In a statement and report issued today, the American Antitrust Institute, an independent non-profit education, research and advocacy organization, states the proposed merger between Google and ITA Software, Inc.
In a statement and report issued today, the American Antitrust Institute, an independent non-profit education, research and advocacy organization, states the proposed merger between Google and ITA Software, Inc. (ITA) could be straining the boundaries of antitrust analysis, but serious consideration of a challenge is warranted.
The report, "An Examination of the Antitrust Issues Posed by Google's Acquision of ITA" was issued February 18, 2011.
“Apart from the very difficult analysis, this transaction raises broader questions of competition policy concerning Google’s rapid growth as a one-of-a-kind firm,” said American Antitrust Institute (AAI) President Bert Foer.
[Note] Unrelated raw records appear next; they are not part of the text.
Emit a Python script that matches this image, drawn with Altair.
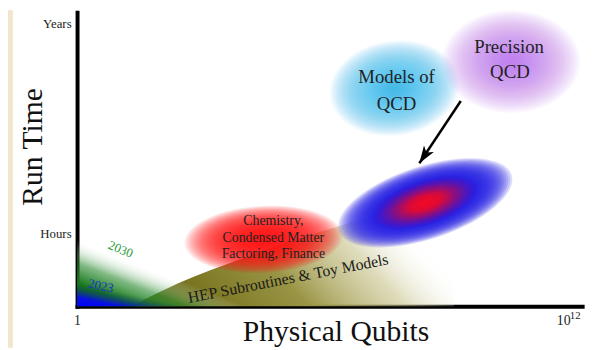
import math
import altair as alt
import pandas as pd

# ---------------- data ----------------
# x: log10(physical qubits), y: log10(run time in seconds)
x_tick_values = [0, 11.84]
x_tick_labels = ["1", "10"]
x_exponent = "12"                        # superscript of the 10^12 label
y_tick_values = [3.556, 7.499]          # one hour, one year
y_tick_labels = ["Hours", "Years"]

# regions along the axes
green_x = [0.0, 4.13]
green_top = [3.445, 2.18]
blue_x = [0.0, 2.69]
blue_top = [2.61, 2.18]
olive_x = [1.42, 2.45, 4.13, 6.29, 7.73, 9.18]
olive_top = [2.22, 2.61, 3.11, 3.67, 3.97, 4.10]

# application blobs
blob_names = ["chem", "sim", "models", "precision"]
blob_x = [4.54, 8.48, 7.73, 10.57]
blob_y = [3.44, 4.13, 6.29, 6.79]

# labels
label_text = ["Chemistry,", "Condensed Matter", "Factoring, Finance",
              "Models of", "QCD", "Precision", "QCD",
              "HEP Subroutines & Toy Models", "2030", "2023"]
label_x = [4.78, 4.78, 4.78, 7.78, 7.78, 10.52, 10.54, 5.14, 1.06, 0.58]
label_y = [3.78, 3.474, 3.167, 6.49, 5.99, 7.07, 6.60, 2.70, 3.25, 2.56]

# arrow (from the QCD goals to the simulation blob)
arrow_x = [9.344, 8.335]
arrow_y = [6.047, 4.876]

# ---------------- layout / style ----------------
X_MIN, X_MAX = 0.0, 12.3
Y_MIN, Y_MAX = 2.18, 7.72
W, H = 512, 298
PX_X = W / (X_MAX - X_MIN)
PX_Y = H / (Y_MAX - Y_MIN)
FONT = "Liberation Serif"

xs = alt.Scale(domain=[X_MIN, X_MAX], nice=False, zero=False)
ys = alt.Scale(domain=[Y_MIN, Y_MAX], nice=False, zero=False)

x_expr = " : ".join(f"datum.value == {v} ? '{t}'" for v, t in zip(x_tick_values, x_tick_labels)) + " : ''"
y_expr = " : ".join(f"datum.value == {v} ? '{t}'" for v, t in zip(y_tick_values, y_tick_labels)) + " : ''"

x_axis = alt.Axis(values=x_tick_values, labelExpr=x_expr, ticks=False, grid=False,
                  domainColor="black", domainWidth=4, domainCap="square",
                  labelFont=FONT, labelFontSize=14, labelColor="#222", labelPadding=7,
                  labelFlush=False,
                  title="Physical Qubits", titleFont=FONT, titleFontSize=30,
                  titleFontWeight="normal", titleColor="#111",
                  titleX=262, titleY=35, titleBaseline="alphabetic", titleAlign="center")
y_axis = alt.Axis(values=y_tick_values, labelExpr=y_expr, ticks=False, grid=False,
                  domainColor="black", domainWidth=4, domainCap="square",
                  labelFont=FONT, labelFontSize=13, labelColor="#222", labelPadding=6,
                  labelFlush=False,
                  title="Run Time", titleFont=FONT, titleFontSize=30,
                  titleFontWeight="normal", titleColor="#111",
                  titleX=-36, titleY=136, titleAngle=270,
                  titleBaseline="alphabetic", titleAlign="center")


def X(field="x"):
    return alt.X(f"{field}:Q", scale=xs, axis=x_axis)


def Y(field="y"):
    return alt.Y(f"{field}:Q", scale=ys, axis=y_axis)


def hex2rgb(h):
    h = h.lstrip("#")
    return [int(h[i:i + 2], 16) for i in (0, 2, 4)]


def mix(c1, c2, t):
    t = max(0.0, min(1.0, t))
    a, b = hex2rgb(c1), hex2rgb(c2)
    return "#" + "".join(f"{round(a[i] + (b[i] - a[i]) * t):02x}" for i in range(3))


def ellipse_path(ratio, n=72):
    pts = []
    for k in range(n):
        t = 2 * math.pi * k / n
        pts.append(f"{math.cos(t):.4f},{ratio * math.sin(t):.4f}")
    return "M" + " L".join(pts) + " Z"


# concentric translucent ellipses give the soft, blurred look
ring_scales = [1 - 0.024 * k for k in range(40)]


def sim_color(s):
    if s >= 0.62:
        return "#2418e2"
    return mix("#2418e2", "#f20a26", (0.62 - s) / 0.40)


def sim_op(s):
    return 0.15 if s >= 0.62 else 0.28


blob_style = {
    "chem": dict(a=80, b=34, angle=357, color=lambda s: "#ff1818", op=lambda s: 0.085),
    "sim": dict(a=92, b=37, angle=342, color=sim_color, op=sim_op),
    "models": dict(a=66, b=48, angle=352, color=lambda s: mix("#6ccdf0", "#30b8e6", 1 - s),
                   op=lambda s: 0.072),
    "precision": dict(a=70, b=52, angle=0, color=lambda s: mix("#d4a6f6", "#bb6cf2", 1 - s),
                      op=lambda s: 0.066),
}

# ---------------- layers ----------------
layers = []

# page stripe on the left
layers.append(alt.Chart(pd.DataFrame({"k": [0]})).mark_rect(color="#f1e6cd").encode(
    x=alt.value(-70), x2=alt.value(-65), y=alt.value(-2), y2=alt.value(340)))

# olive region (HEP subroutines)
olive_df = pd.DataFrame({"x": olive_x, "y": olive_top, "y2": [Y_MIN] * len(olive_x)})
layers.append(alt.Chart(olive_df).mark_area(
    interpolate="monotone",
    color=alt.Gradient(gradient="linear", x1=0, y1=1, x2=1, y2=0.7, stops=[
        alt.GradientStop(color="#5e6818", offset=0),
        alt.GradientStop(color="#7c7824", offset=0.25),
        alt.GradientStop(color="#9a9545", offset=0.5),
        alt.GradientStop(color="rgba(200,195,140,0.6)", offset=0.78),
        alt.GradientStop(color="rgba(255,255,255,0)", offset=1)])
).encode(x=X(), y=Y(), y2="y2:Q"))

# green region (2030)
green_df = pd.DataFrame({"x": green_x, "y": green_top, "y2": [Y_MIN] * 2})
layers.append(alt.Chart(green_df).mark_area(
    color=alt.Gradient(gradient="linear", x1=0, y1=1, x2=0.5, y2=0.5, stops=[
        alt.GradientStop(color="#0a5a12", offset=0),
        alt.GradientStop(color="#17781d", offset=0.35),
        alt.GradientStop(color="rgba(45,140,50,0.6)", offset=0.65),
        alt.GradientStop(color="rgba(255,255,255,0)", offset=1)])
).encode(x=X(), y=Y(), y2="y2:Q"))

# blue region (2023)
blue_df = pd.DataFrame({"x": blue_x, "y": blue_top, "y2": [Y_MIN] * 2})
layers.append(alt.Chart(blue_df).mark_area(
    color=alt.Gradient(gradient="linear", x1=0, y1=1, x2=0.5, y2=0.5, stops=[
        alt.GradientStop(color="#0000ff", offset=0),
        alt.GradientStop(color="#0812e0", offset=0.4),
        alt.GradientStop(color="rgba(10,80,60,0)", offset=1)])
).encode(x=X(), y=Y(), y2="y2:Q"))

# soft blobs
for name, bx, by in zip(blob_names, blob_x, blob_y):
    st = blob_style[name]
    rows = [{"x": bx, "y": by, "size": (2 * st["a"] * s) ** 2,
             "color": st["color"](s), "op": st["op"](s)} for s in ring_scales]
    layers.append(alt.Chart(pd.DataFrame(rows)).mark_point(
        shape=ellipse_path(st["b"] / st["a"]), filled=True, strokeWidth=0,
        angle=st["angle"]
    ).encode(x=X(), y=Y(),
             size=alt.Size("size:Q", scale=None),
             color=alt.Color("color:N", scale=None),
             opacity=alt.Opacity("op:Q", scale=None)))

# arrow
arrow_df = pd.DataFrame({"x": [arrow_x[0]], "y": [arrow_y[0]],
                         "x2": [arrow_x[1]], "y2": [arrow_y[1]]})
layers.append(alt.Chart(arrow_df).mark_rule(color="black", strokeWidth=2.5).encode(
    x=X(), y=Y(), x2="x2:Q", y2="y2:Q"))
dx = (arrow_x[1] - arrow_x[0]) * PX_X
dy = -(arrow_y[1] - arrow_y[0]) * PX_Y
head_angle = (math.degrees(math.atan2(dx, -dy)) + 360) % 360
head_df = pd.DataFrame({"x": [arrow_x[1]], "y": [arrow_y[1]]})
layers.append(alt.Chart(head_df).mark_point(
    shape="M0,0 L0.6,1.75 L0,1.3 L-0.6,1.75 Z", filled=True, size=400,
    color="black", opacity=1, angle=head_angle
).encode(x=X(), y=Y()))

# labels
label_size = [14, 14, 14, 19, 19, 19, 19, 16, 13, 13]
label_angle = [0, 0, 0, 0, 0, 0, 0, 349, 22, 12]
label_color = ["#222"] * 7 + ["#1a1a1a", "#2e9e3e", "#1a30d0"]
text_df = pd.DataFrame({"x": label_x, "y": label_y, "text": label_text,
                        "size": label_size, "angle": label_angle, "color": label_color})
layers.append(alt.Chart(text_df).mark_text(font=FONT, baseline="middle", align="center").encode(
    x=X(), y=Y(), text="text:N",
    size=alt.Size("size:Q", scale=None),
    angle=alt.Angle("angle:Q", scale=None),
    color=alt.Color("color:N", scale=None)))

# superscript of the 10^12 tick label (sits just below the axis line)
sup_df = pd.DataFrame({"x": [12.13], "y": [Y_MIN - 0.19], "text": [x_exponent]})
layers.append(alt.Chart(sup_df).mark_text(font=FONT, fontSize=11, color="#222",
                                          baseline="middle", align="center").encode(
    x=X(), y=Y(), text="text:N"))

chart = alt.layer(*layers).properties(
    width=W, height=H, autosize="none",
    padding={"left": 70, "top": 2, "right": 12, "bottom": 42}
).configure_view(stroke=None)

chart.save("out.html", embed_options={"renderer": "svg", "actions": False})
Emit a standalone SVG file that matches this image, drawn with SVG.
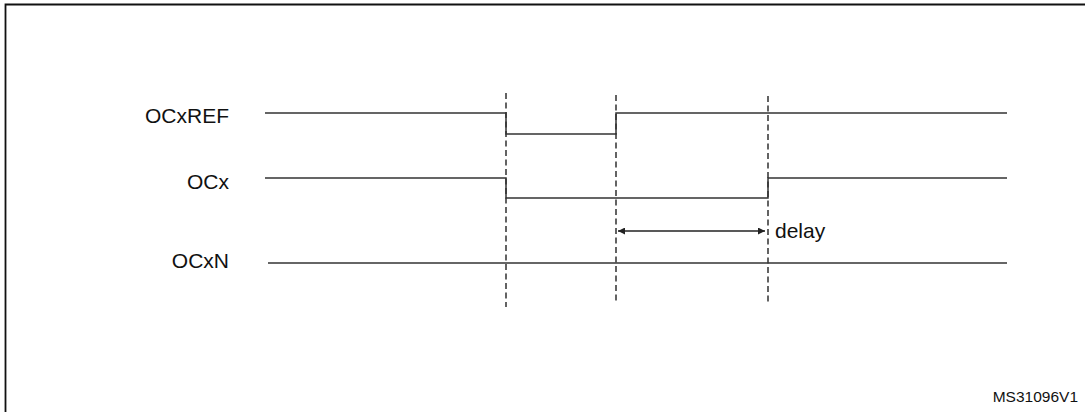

Governmental efforts to protect against manipulation of algorithms by Google are not only likely to be ineffective, but they will necessarily raise First Amendment questions as the government participates in decisions about the prioritization of information reaching the public.
Maintaining competitive markets for both general and niche search may be the only alternative, sugggests the AAI, to an unregulatable monopoly. It is therefore appropriate for the Department of Justice Antitrust Division, employing a statute intended to stop monopoly in its incipiency, to work within a public vision of longer-term developments and to place the present acquisition within such a context.
The white paper explores both the narrow and broad competition issues that are raised by a Google/ITA combination. In the narrowest sense, the AAI says acquiring ITA would put Google in the business of supplying a technology input that powers downstream products in a vertical online search market.
That is, Google would own what many consider to be the premier technology that online travel agents, travel meta-search websites, and airline websites license from ITA to afford Internet users the ability to search real-time pricing and seat availability data in the course of shopping for airline tickets online. Neither Google nor ITA currently competes in the provision of this data to Internet users by online travel search firms, but together they effectively have such firms "surrounded" according to the report.
“The Division must acknowledge the risk that Google may acquire market power in the online travel search market or the technology input market, along with the risk that Google’s control of ITA would lead to foreclosure or other exclusionary effects, whether directly or indirectly,” said Foer. “The Division should also consider whether the transaction might have the effect of raising barriers to entry into the broader online search market, which Google already dominates.”